- Required task:
Output the data word for word, dropping every image.

>> Start

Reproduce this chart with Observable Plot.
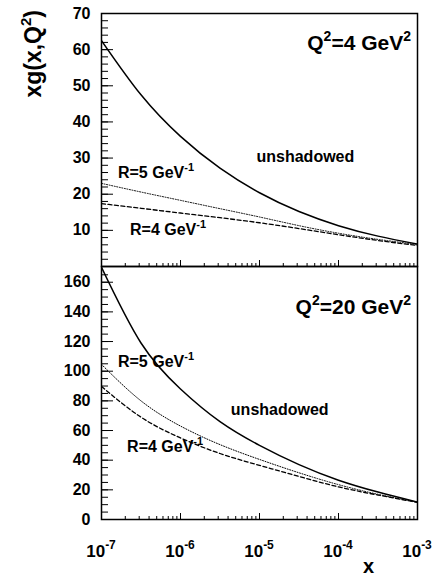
<!DOCTYPE html>
<html><head><meta charset="utf-8">
<script src="https://cdn.jsdelivr.net/npm/d3@7"></script>
<script src="https://cdn.jsdelivr.net/npm/@observablehq/plot@0.6"></script>
<style>
body{margin:0;background:#fff;}
#chart{position:relative;width:433px;height:578px;font-family:"Liberation Sans",Arial,sans-serif;}
#chart svg{position:absolute;left:0;overflow:visible;}
</style></head><body><div id="chart"></div>
<script>
// x grid (half decades)
const xValues = [1e-7, 3.162e-7, 1e-6, 3.162e-6, 1e-5, 3.162e-5, 1e-4, 3.162e-4, 1e-3];
// Q^2 = 4 GeV^2
const unshadowed4 = [62.5, 47.5, 36.0, 27.2, 20.4, 15.2, 11.3, 8.4, 6.2];
const shadowedR5_4 = [23.0, 20.6, 18.3, 16.0, 13.7, 11.3, 9.2, 7.5, 6.1];
const shadowedR4_4 = [17.4, 16.1, 14.8, 13.5, 12.1, 10.5, 8.8, 7.2, 5.8];
// Q^2 = 20 GeV^2
const unshadowed20 = [170, 119, 88, 66, 50, 37, 26.5, 18.5, 11.7];
const shadowedR5_20 = [104.6, 80, 63, 50.5, 40.5, 31.5, 23.5, 17, 11.7];
const shadowedR4_20 = [89.7, 69, 55, 44.5, 36.5, 29, 22, 16.5, 11.5];
// ticks
const xMajor = [1e-7, 1e-6, 1e-5, 1e-4, 1e-3];
const xExponents = ["-7", "-6", "-5", "-4", "-3"];
const xMinor = [2,3,4,5,6,7,8,9].flatMap(m => [1e-7, 1e-6, 1e-5, 1e-4].map(d => m * d));
const yMajorTop = [10, 20, 30, 40, 50, 60];
const yMinorTop = d3.range(2, 70, 2);
const yMajorBottom = [20, 40, 60, 80, 100, 120, 140, 160];
const yMinorBottom = d3.range(5, 170, 5);
const yLabelsTop = [10, 20, 30, 40, 50, 60, 70];
const yLabelsBottom = [0, 20, 40, 60, 80, 100, 120, 140, 160];

const FRAME_W = 316, FRAME_H = 253;

function rich(sel, parts, supSize, supDy) {
  let raised = false;
  for (const [t, sup] of parts) {
    const ts = sel.append("tspan").text(t);
    if (sup && !raised) { ts.attr("dy", -supDy).attr("font-size", supSize); raised = true; }
    else if (sup) { ts.attr("font-size", supSize); }
    else if (!sup && raised) { ts.attr("dy", supDy); raised = false; }
  }
}

function panel(cfg) {
  const rows = [];
  xValues.forEach((x, i) => {
    rows.push({x, y: cfg.unsh[i], s: "u"});
    rows.push({x, y: cfg.r5[i], s: "r5"});
    rows.push({x, y: cfg.r4[i], s: "r4"});
  });
  const plot = Plot.plot({
    width: 433, height: cfg.height,
    marginLeft: 101, marginRight: 16, marginTop: cfg.mt, marginBottom: cfg.mb,
    x: {type: "log", domain: [1e-7, 1e-3], axis: null},
    y: {domain: [0, cfg.ymax]},
    style: {fontFamily: "'Liberation Sans', Arial, sans-serif", fontWeight: "bold", fontSize: "16px", color: "#000", background: "transparent"},
    marks: [
      Plot.ruleY(cfg.yMajor, {insetRight: FRAME_W - 12, stroke: "#000", strokeWidth: 1}),
      Plot.ruleY(cfg.yMinor, {insetRight: FRAME_W - 7, stroke: "#000", strokeWidth: 1}),
      Plot.ruleX(xMajor, {insetTop: FRAME_H - 6, stroke: "#000", strokeWidth: 1}),
      Plot.ruleX(xMinor, {insetTop: FRAME_H - 3, stroke: "#000", strokeWidth: 1}),
      Plot.axisY(cfg.yLabels, {tickSize: 0, tickPadding: 11, label: null, fontSize: 16, fontWeight: "bold"}),
      Plot.line(rows.filter(d => d.s === "u"), {x: "x", y: "y", curve: "natural", stroke: "#000", strokeWidth: 1.5, clip: true}),
      Plot.line(rows.filter(d => d.s === "r5"), {x: "x", y: "y", curve: "natural", stroke: "#000", strokeWidth: 1, strokeDasharray: "1,1.6", clip: true}),
      Plot.line(rows.filter(d => d.s === "r4"), {x: "x", y: "y", curve: "natural", stroke: "#000", strokeWidth: 1.3, strokeDasharray: "4,2.5", clip: true}),
      Plot.frame({stroke: "#000", strokeWidth: 1.5})
    ]
  });
  const sx = plot.scale("x"), sy = plot.scale("y");
  const svg = d3.select(plot);
  const g = svg.append("g").attr("font-family", "'Liberation Sans', Arial, sans-serif").attr("font-weight", "bold").attr("fill", "#000");
  for (const a of cfg.ann) {
    const t = g.append("text")
      .attr("x", sx.apply(a.x)).attr("y", sy.apply(a.y))
      .attr("font-size", a.size).attr("text-anchor", a.anchor || "start");
    rich(t, a.parts, a.supSize, a.supDy);
  }
  return {plot, sx, sy, g};
}

const topPanel = panel({
  unsh: unshadowed4, r5: shadowedR5_4, r4: shadowedR4_4,
  ymax: 70, yMajor: yMajorTop, yMinor: yMinorTop, yLabels: yLabelsTop,
  height: 266, mt: 13, mb: 0,
  ann: [
    {x: 8.4e-4, y: 59.8, anchor: "end", size: 21, supSize: 14, supDy: 9, parts: [["Q"], ["2", 1], ["=4 GeV"], ["2", 1]]},
    {x: 9.3e-6, y: 28.8, size: 16, parts: [["unshadowed"]]},
    {x: 1.64e-7, y: 24.3, size: 16, supSize: 11, supDy: 7, parts: [["R=5 GeV"], ["-1", 1]]},
    {x: 2.33e-7, y: 8.6, size: 16, supSize: 11, supDy: 7, parts: [["R=4 GeV"], ["-1", 1]]}
  ]
});
const bottomPanel = panel({
  unsh: unshadowed20, r5: shadowedR5_20, r4: shadowedR4_20,
  ymax: 170.6, yMajor: yMajorBottom, yMinor: yMinorBottom, yLabels: yLabelsBottom,
  height: 312, mt: 0, mb: 59,
  ann: [
    {x: 8.4e-4, y: 138.4, anchor: "end", size: 21, supSize: 14, supDy: 9, parts: [["Q"], ["2", 1], ["=20 GeV"], ["2", 1]]},
    {x: 4.4e-6, y: 70.2, size: 16, parts: [["unshadowed"]]},
    {x: 1.64e-7, y: 102.6, size: 16, supSize: 11, supDy: 7, parts: [["R=5 GeV"], ["-1", 1]]},
    {x: 2.14e-7, y: 45.3, size: 16, supSize: 11, supDy: 7, parts: [["R=4 GeV"], ["-1", 1]]}
  ]
});

// y title on top panel
const yt = topPanel.g.append("text")
  .attr("transform", "translate(41,10) rotate(-90)")
  .attr("text-anchor", "end").attr("font-size", 23);
rich(yt, [["xg(x,Q"], ["2", 1], [")"]], 15, 10);

// x tick labels and title on bottom panel
xMajor.forEach((v, i) => {
  const t = bottomPanel.g.append("text")
    .attr("x", bottomPanel.sx.apply(v)).attr("y", 557 - 266)
    .attr("text-anchor", "middle").attr("font-size", 17);
  rich(t, [["10"], [xExponents[i], 1]], 12, 8);
});
bottomPanel.g.append("text").attr("x", 374).attr("y", 573 - 266)
  .attr("text-anchor", "end").attr("font-size", 20).text("x");

const chart = document.getElementById("chart");
topPanel.plot.style.top = "0px";
bottomPanel.plot.style.top = "266px";
chart.appendChild(bottomPanel.plot);
chart.appendChild(topPanel.plot);
</script></body></html>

>> End

- Result for this exercise:
Reproduce this chart with Observable Plot.
<!DOCTYPE html>
<html><head><meta charset="utf-8">
<script src="https://cdn.jsdelivr.net/npm/d3@7"></script>
<script src="https://cdn.jsdelivr.net/npm/@observablehq/plot@0.6"></script>
<style>
body{margin:0;background:#fff;}
#chart{position:relative;width:433px;height:578px;font-family:"Liberation Sans",Arial,sans-serif;}
#chart svg{position:absolute;left:0;overflow:visible;}
</style></head><body><div id="chart"></div>
<script>
// x grid (half decades)
const xValues = [1e-7, 3.162e-7, 1e-6, 3.162e-6, 1e-5, 3.162e-5, 1e-4, 3.162e-4, 1e-3];
// Q^2 = 4 GeV^2
const unshadowed4 = [62.5, 47.5, 36.0, 27.2, 20.4, 15.2, 11.3, 8.4, 6.2];
const shadowedR5_4 = [23.0, 20.6, 18.3, 16.0, 13.7, 11.3, 9.2, 7.5, 6.1];
const shadowedR4_4 = [17.4, 16.1, 14.8, 13.5, 12.1, 10.5, 8.8, 7.2, 5.8];
// Q^2 = 20 GeV^2
const unshadowed20 = [170, 119, 88, 66, 50, 37, 26.5, 18.5, 11.7];
const shadowedR5_20 = [104.6, 80, 63, 50.5, 40.5, 31.5, 23.5, 17, 11.7];
const shadowedR4_20 = [89.7, 69, 55, 44.5, 36.5, 29, 22, 16.5, 11.5];
// ticks
const xMajor = [1e-7, 1e-6, 1e-5, 1e-4, 1e-3];
const xExponents = ["-7", "-6", "-5", "-4", "-3"];
const xMinor = [2,3,4,5,6,7,8,9].flatMap(m => [1e-7, 1e-6, 1e-5, 1e-4].map(d => m * d));
const yMajorTop = [10, 20, 30, 40, 50, 60];
const yMinorTop = d3.range(2, 70, 2);
const yMajorBottom = [20, 40, 60, 80, 100, 120, 140, 160];
const yMinorBottom = d3.range(5, 170, 5);
const yLabelsTop = [10, 20, 30, 40, 50, 60, 70];
const yLabelsBottom = [0, 20, 40, 60, 80, 100, 120, 140, 160];

const FRAME_W = 316, FRAME_H = 253;

function rich(sel, parts, supSize, supDy) {
  let raised = false;
  for (const [t, sup] of parts) {
    const ts = sel.append("tspan").text(t);
    if (sup && !raised) { ts.attr("dy", -supDy).attr("font-size", supSize); raised = true; }
    else if (sup) { ts.attr("font-size", supSize); }
    else if (!sup && raised) { ts.attr("dy", supDy); raised = false; }
  }
}

function panel(cfg) {
  const rows = [];
  xValues.forEach((x, i) => {
    rows.push({x, y: cfg.unsh[i], s: "u"});
    rows.push({x, y: cfg.r5[i], s: "r5"});
    rows.push({x, y: cfg.r4[i], s: "r4"});
  });
  const plot = Plot.plot({
    width: 433, height: cfg.height,
    marginLeft: 101, marginRight: 16, marginTop: cfg.mt, marginBottom: cfg.mb,
    x: {type: "log", domain: [1e-7, 1e-3], axis: null},
    y: {domain: [0, cfg.ymax]},
    style: {fontFamily: "'Liberation Sans', Arial, sans-serif", fontWeight: "bold", fontSize: "16px", color: "#000", background: "transparent"},
    marks: [
      Plot.ruleY(cfg.yMajor, {insetRight: FRAME_W - 12, stroke: "#000", strokeWidth: 1}),
      Plot.ruleY(cfg.yMinor, {insetRight: FRAME_W - 7, stroke: "#000", strokeWidth: 1}),
      Plot.ruleX(xMajor, {insetTop: FRAME_H - 6, stroke: "#000", strokeWidth: 1}),
      Plot.ruleX(xMinor, {insetTop: FRAME_H - 3, stroke: "#000", strokeWidth: 1}),
      Plot.axisY(cfg.yLabels, {tickSize: 0, tickPadding: 11, label: null, fontSize: 16, fontWeight: "bold"}),
      Plot.line(rows.filter(d => d.s === "u"), {x: "x", y: "y", curve: "natural", stroke: "#000", strokeWidth: 1.5, clip: true}),
      Plot.line(rows.filter(d => d.s === "r5"), {x: "x", y: "y", curve: "natural", stroke: "#000", strokeWidth: 1, strokeDasharray: "1,1.6", clip: true}),
      Plot.line(rows.filter(d => d.s === "r4"), {x: "x", y: "y", curve: "natural", stroke: "#000", strokeWidth: 1.3, strokeDasharray: "4,2.5", clip: true}),
      Plot.frame({stroke: "#000", strokeWidth: 1.5})
    ]
  });
  const sx = plot.scale("x"), sy = plot.scale("y");
  const svg = d3.select(plot);
  const g = svg.append("g").attr("font-family", "'Liberation Sans', Arial, sans-serif").attr("font-weight", "bold").attr("fill", "#000");
  for (const a of cfg.ann) {
    const t = g.append("text")
      .attr("x", sx.apply(a.x)).attr("y", sy.apply(a.y))
      .attr("font-size", a.size).attr("text-anchor", a.anchor || "start");
    rich(t, a.parts, a.supSize, a.supDy);
  }
  return {plot, sx, sy, g};
}

const topPanel = panel({
  unsh: unshadowed4, r5: shadowedR5_4, r4: shadowedR4_4,
  ymax: 70, yMajor: yMajorTop, yMinor: yMinorTop, yLabels: yLabelsTop,
  height: 266, mt: 13, mb: 0,
  ann: [
    {x: 8.4e-4, y: 59.8, anchor: "end", size: 21, supSize: 14, supDy: 9, parts: [["Q"], ["2", 1], ["=4 GeV"], ["2", 1]]},
    {x: 9.3e-6, y: 28.8, size: 16, parts: [["unshadowed"]]},
    {x: 1.64e-7, y: 24.3, size: 16, supSize: 11, supDy: 7, parts: [["R=5 GeV"], ["-1", 1]]},
    {x: 2.33e-7, y: 8.6, size: 16, supSize: 11, supDy: 7, parts: [["R=4 GeV"], ["-1", 1]]}
  ]
});
const bottomPanel = panel({
  unsh: unshadowed20, r5: shadowedR5_20, r4: shadowedR4_20,
  ymax: 170.6, yMajor: yMajorBottom, yMinor: yMinorBottom, yLabels: yLabelsBottom,
  height: 312, mt: 0, mb: 59,
  ann: [
    {x: 8.4e-4, y: 138.4, anchor: "end", size: 21, supSize: 14, supDy: 9, parts: [["Q"], ["2", 1], ["=20 GeV"], ["2", 1]]},
    {x: 4.4e-6, y: 70.2, size: 16, parts: [["unshadowed"]]},
    {x: 1.64e-7, y: 102.6, size: 16, supSize: 11, supDy: 7, parts: [["R=5 GeV"], ["-1", 1]]},
    {x: 2.14e-7, y: 45.3, size: 16, supSize: 11, supDy: 7, parts: [["R=4 GeV"], ["-1", 1]]}
  ]
});

// y title on top panel
const yt = topPanel.g.append("text")
  .attr("transform", "translate(41,10) rotate(-90)")
  .attr("text-anchor", "end").attr("font-size", 23);
rich(yt, [["xg(x,Q"], ["2", 1], [")"]], 15, 10);

// x tick labels and title on bottom panel
xMajor.forEach((v, i) => {
  const t = bottomPanel.g.append("text")
    .attr("x", bottomPanel.sx.apply(v)).attr("y", 557 - 266)
    .attr("text-anchor", "middle").attr("font-size", 17);
  rich(t, [["10"], [xExponents[i], 1]], 12, 8);
});
bottomPanel.g.append("text").attr("x", 374).attr("y", 573 - 266)
  .attr("text-anchor", "end").attr("font-size", 20).text("x");

const chart = document.getElementById("chart");
topPanel.plot.style.top = "0px";
bottomPanel.plot.style.top = "266px";
chart.appendChild(bottomPanel.plot);
chart.appendChild(topPanel.plot);
</script></body></html>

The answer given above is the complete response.